Though I'll separate them for this post, there's a clear connection between plants and geology. Along a dry area of the Continental Divide, you can feel the struggle of a spreading juniper to colonize the harsh landscape:

These Rocky Mountains 
Hiking around these mountains, geology is a character in the landscape. Fossils are relatively uncommon, but limestone outcrops near Anaconda show a few ancient sea creatures:

Chert embedded in this same limestone shows an interesting pattern from differential erosion--the softer, more soluble limestone matrix wears away leaving the silica material in relief:

The Humbug Spires come in many fantastic shapes. Here is Dave and MollyTheDog in a boulder field along a ridge:

In every direction, there was an interesting view:

Also, this strange, old antenna structure.

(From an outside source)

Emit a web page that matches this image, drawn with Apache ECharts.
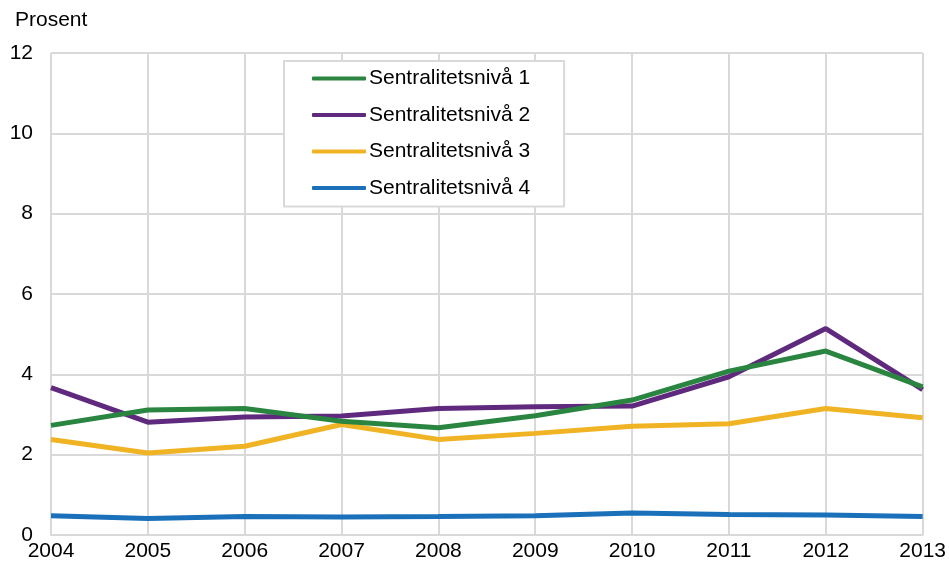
<!DOCTYPE html>
<html>
<head>
<meta charset="utf-8">
<script src="https://cdn.jsdelivr.net/npm/echarts@6/dist/echarts.min.js"></script>
<style>
  html, body { margin: 0; padding: 0; background: #fff; }
  #chart { width: 949px; height: 562px; }
</style>
</head>
<body>
<div id="chart"></div>
<script>
// Andel (prosent) per sentralitetsnivå, 2004–2013
const years = ['2004', '2005', '2006', '2007', '2008', '2009', '2010', '2011', '2012', '2013'];
const niva1 = [2.73, 3.11, 3.15, 2.83, 2.67, 2.97, 3.36, 4.08, 4.58, 3.69];
const niva2 = [3.67, 2.81, 2.94, 2.96, 3.15, 3.19, 3.21, 3.94, 5.14, 3.62];
const niva3 = [2.38, 2.04, 2.21, 2.75, 2.38, 2.53, 2.71, 2.77, 3.15, 2.92];
const niva4 = [0.48, 0.41, 0.46, 0.45, 0.46, 0.48, 0.55, 0.51, 0.50, 0.46];
const seriesNames = ['Sentralitetsnivå 1', 'Sentralitetsnivå 2', 'Sentralitetsnivå 3', 'Sentralitetsnivå 4'];
const seriesColors = ['#2a8540', '#5f2a7e', '#f0b323', '#1a70b9'];
const yTicks = { min: 0, max: 12, interval: 2 };

const font = 'Liberation Sans, Arial, sans-serif';
const gridColor = '#d9d9d9';
const fontSize = 21;

const chart = echarts.init(document.getElementById('chart'), null, { renderer: 'canvas' });

const valuesBySeries = [niva1, niva2, niva3, niva4];

chart.setOption({
  animation: false,
  backgroundColor: '#ffffff',
  textStyle: { fontFamily: font },
  grid: { left: 51, right: 23, top: 53, bottom: 27, containLabel: false },
  graphic: [{
    type: 'text',
    left: 15,
    top: 10,
    style: { text: 'Prosent', font: fontSize + 'px ' + font, fill: '#000' }
  }],
  legend: {
    orient: 'vertical',
    left: 284,
    top: 61,
    padding: [7, 34, 8, 28],
    itemGap: 15.5,
    itemWidth: 54,
    itemHeight: 4,
    borderColor: gridColor,
    borderWidth: 2,
    backgroundColor: '#fff',
    icon: 'roundRect',
    textStyle: { fontSize: fontSize, color: '#000', fontFamily: font, padding: [0, 0, 0, -2], lineHeight: 21 },
    data: seriesNames
  },
  xAxis: {
    type: 'category',
    data: years,
    boundaryGap: false,
    axisLine: { lineStyle: { color: gridColor, width: 2 } },
    axisTick: { show: false },
    axisLabel: { fontSize: fontSize, color: '#000', margin: 6, fontFamily: font, showMaxLabel: true, showMinLabel: true },
    splitLine: { show: true, lineStyle: { color: gridColor, width: 2 } }
  },
  yAxis: {
    type: 'value',
    min: yTicks.min,
    max: yTicks.max,
    interval: yTicks.interval,
    axisLine: { show: false },
    axisTick: { show: false },
    axisLabel: { fontSize: fontSize, color: '#000', margin: 18, fontFamily: font },
    splitLine: { show: true, lineStyle: { color: gridColor, width: 2 } }
  },
  series: seriesNames.map((name, i) => ({
    name: name,
    type: 'line',
    data: valuesBySeries[i],
    symbol: 'none',
    color: seriesColors[i],
    lineStyle: { width: 5, color: seriesColors[i] },
    z: 10 - i
  }))
});
</script>
</body>
</html>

I can't imagine what rancher or ham radio operator built this:

Look Up: Sky! 
Like geology, the sky too is a character in this grand landscape that is Montana. In Butte, we are often treated to gorgeous sunsets framing the many mining headframes (aka "gallows frames"):

Wind buffeting the ridges of the Continental Divide, along with the moisture carried aloft from the river valleys, makes for interesting clouds:

The transition from wet spring to dry hot summer makes for awesome storm clouds (and lightning storms):

Not infrequently, the passing storm is capped with a rainbow:

Butte America does fireworks in a big way--both the "private sales" that rival some town's whole display, and the major Independence Day Eve city display. Happy Birthday, America!